Greetings from the Morningstar Investment Conference in Chicago, where we'll be liveblogging through Friday.

The opening address at the Morningstar Investment Conference in Chicago was given by Mohamed A. El-Erian, Co-CEO and Co-CIO of PIMCO.

Three weeks ago in Barron's, he identified four major global trends:
  • Realignment in global growth

  • Return of inflation

  • Structured finance diminishing the barriers to entry

  • Wealth transfer among nations
His latest book, When Markets Collide (McGraw-Hill), describes the causes of the recent traumas in the financial system, and will be published this month.

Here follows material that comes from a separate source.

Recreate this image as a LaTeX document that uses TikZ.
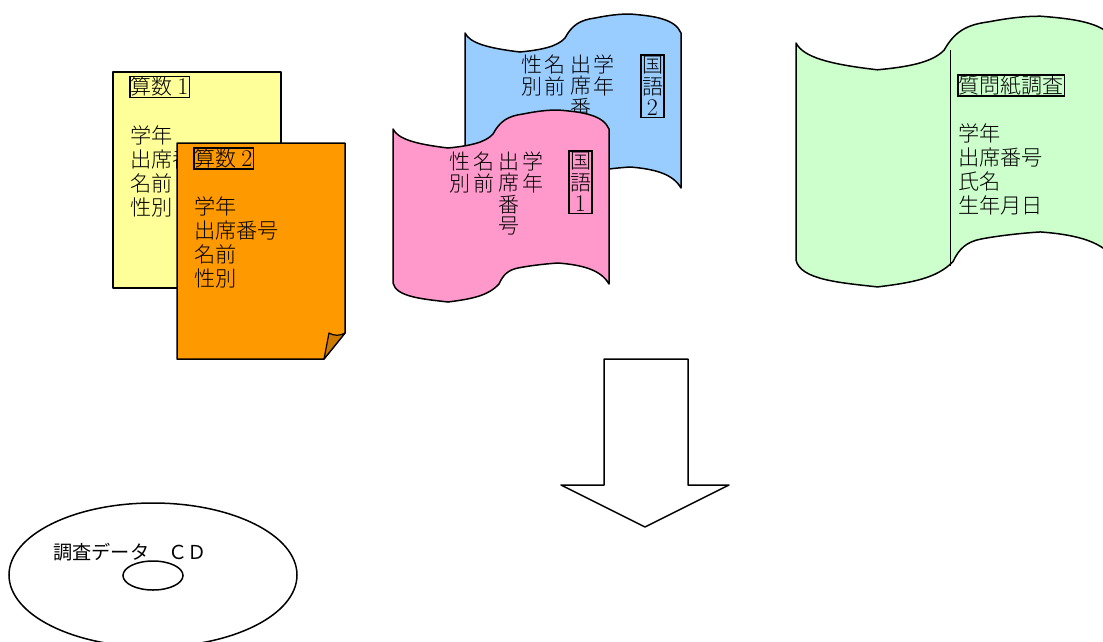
\documentclass[tikz,border=0pt]{standalone}
\usepackage{fontspec}
\newfontfamily\jp{Noto Sans CJK JP}
\newfontfamily\jplight{Noto Sans CJK JP Light}
\newcommand{\wavepath}{(0,0) .. controls (5,10) and (22,15) .. (55,19)
  .. controls (75,17) and (92,14) .. (100,5)
  .. controls (107,-8) and (115,-13) .. (130,-15)
  .. controls (145,-18) and (155,-19) .. (165,-19)
  .. controls (190,-17) and (210,-14) .. (216,0)
  -- (216,155) .. controls (208,141) and (190,136) .. (165,134)
  .. controls (150,135) and (135,137) .. (125,139)
  .. controls (115,141) and (110,146) .. (106,155)
  .. controls (95,167) and (78,170) .. (55,173)
  .. controls (30,170) and (3,168) .. (0,154) -- cycle}
\newcommand{\dg}[1]{{\normalfont\fontsize{24}{21}\selectfont #1}}
\tikzset{
  sheet/.style={draw=black,line width=1.5pt,line join=round},
  txt/.style={inner sep=0pt,outer sep=0pt,anchor=north west,align=left,font=\fontsize{21.2}{24}\selectfont\jplight},
  vtxt/.style={inner sep=0pt,outer sep=0pt,anchor=north,align=center,text width=22pt,font=\fontsize{21}{21.5}\selectfont\jplight},
  tag/.style={draw=black,line width=1.5pt,inner sep=0.8pt,outer sep=0pt,font=\fontsize{21}{21}\selectfont\jplight},
  vtag/.style={draw=black,line width=1.5pt,inner sep=1.5pt,outer sep=0pt,align=center,text width=20pt,font=\fontsize{21}{21.5}\selectfont\jplight},
}
\begin{document}
\begin{tikzpicture}[x=1pt,y=-1pt]
\useasboundingbox (0,0) rectangle (1103,641);
\clip (0,0) rectangle (1103,641);
% yellow sheet
\draw[sheet,fill={rgb,255:red,255;green,255;blue,153}] (113,72) rectangle (281,288);
\node[tag,anchor=west] (sa) at (130,87) {算数 \dg{1}};
\node[txt] (sat) at (130,125.5) {学年\\出席番号\\名前\\性別};
% orange sheet
\draw[sheet,fill={rgb,255:red,255;green,153;blue,0}] (177,143) -- (345,143) -- (345,333) -- (324,359) -- (177,359) -- cycle;
\draw[sheet,line width=1.2pt,fill={rgb,255:red,204;green,122;blue,0}] (324,359) -- (329,333) .. controls (334,336) and (340,336) .. (345,333) -- cycle;
\node[tag,anchor=west] (sb) at (194,158.5) {算数 \dg{2}};
\node[txt] (sbt) at (194,196.5) {学年\\出席番号\\名前\\性別};
% blue sheet
\begin{scope}[shift={(465,33)}]
\draw[sheet,fill={rgb,255:red,153;green,204;blue,255}] \wavepath;
\end{scope}
\node[vtxt] (b1) at (604,55) {学\\年};
\node[vtxt] (b2) at (581,55) {出\\席\\番\\号};
\node[vtxt] (b3) at (555,55) {名\\前};
\node[vtxt] (b4) at (532,55) {性\\別};
\node[vtag,anchor=north] (bt) at (652.5,55) {国\\語\\\dg{2}};
% pink sheet
\begin{scope}[shift={(393,129)}]
\draw[sheet,fill={rgb,255:red,255;green,153;blue,204}] \wavepath;
\end{scope}
\node[vtxt] (p1) at (533,152) {学\\年};
\node[vtxt] (p2) at (509,152) {出\\席\\番\\号};
\node[vtxt] (p3) at (484,152) {名\\前};
\node[vtxt] (p4) at (460,152) {性\\別};
\node[vtag,anchor=north] (pt) at (580.5,151) {国\\語\\\dg{1}};
% green sheet
\begin{scope}[shift={(796,43)},xscale=1.4815,yscale=1.41]
\draw[sheet,fill={rgb,255:red,204;green,255;blue,204}] \wavepath;
\end{scope}
\draw[line width=0.8pt] (950.5,50) -- (950.5,266);
\node[tag,anchor=west] (gt) at (958,85.5) {質問紙調査};
\node[txt] (gl) at (958,123.5) {学年\\出席番号\\氏名\\生年月日};
% arrow
\draw[sheet,fill=white,miter limit=10] (604,359) -- (688,359) -- (688,485) -- (729,485) -- (645,527) -- (561,485) -- (604,485) -- cycle;
% disc
\draw[line width=1.5pt,fill=white] (153,575) ellipse [x radius=144,y radius=72];
\draw[line width=1.5pt,fill=white] (153,575.5) ellipse [x radius=30,y radius=14.5];
\node[inner sep=0pt,anchor=west,font=\fontsize{19.2}{20}\selectfont\jp] (cd) at (53,552) {調査データ　ＣＤ};
\end{tikzpicture}
\end{document}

Today El-Erian characterized investment infrastructure as undergoing a vigorous global retooling that will will affect the financial services industry as much as the individual investor. In front of a chart that depicted the market's regard of Citi and Goldman Sachs as riskier than Brazil or Mexico, he hammered home the point that in our new, different world, smaller countries and institutions would have suffered more from recent dislocations in the markets. But now it is precisely the most sophisticated financial systems, particularly in the US and the UK that are suffering the most. Government policies are not up to the new challenges and have failed to act as circuit breakers in this new environment. "Just in time" risk management, as practiced by industry leaders, has failed.


Mohamed A. El-Erian at the Morningstar Investment Conference

The US consumer faces headwinds because of the housing market, and the fact that a house can no longer be used as an ATM when home prices fall. Meanwhile, in emerging markets, consumers are getting richer and are building new middle classes and reaching new heights of consumption. Both these newly enriched consumers in India, China and Brazil, as well as the stressed US consumers, will be facing new inflationary pressures to which neither is accustomed.

The implications for investors will be to insist on clarity about their return expectations as well as risk tolerance. They will need to revisit asset allocations for secular robustness and choose among new investment management vehicles in the context of new configurations of risk.

PIMCO's ways of addressing these phenomena include "constructive paranoia," which consists of management constantly asking itself "What can go wrong?" and hardwiring mechanisms to second-guess its own conclusions.

Investors should not treat the recent behavior of the market as a "one-off" — don't think we're going back to business as usual. The crisis we are facing also involves opportunity, as long as investors don't fall into the trap of narrowly framing asset classes.

Additional quotations: "The rest of the world will still outgrow the US." "We are living in a world of permanently higher (and more volatile) commodity prices." "Correlations among asset classes will change." "The financial services industry must evolve from products to solutions." "We [PIMCO] see 1-2 percent growth in the US economy for the next two years." "This time is different, and I say that very seldom."

Crystal ball alert: He also revealed that PIMCO is working on a forward-looking [!] index for the bond market.

The takeaway: Invest more heavily in both international equities and bonds as well as additional asset classes (see his portfolio above).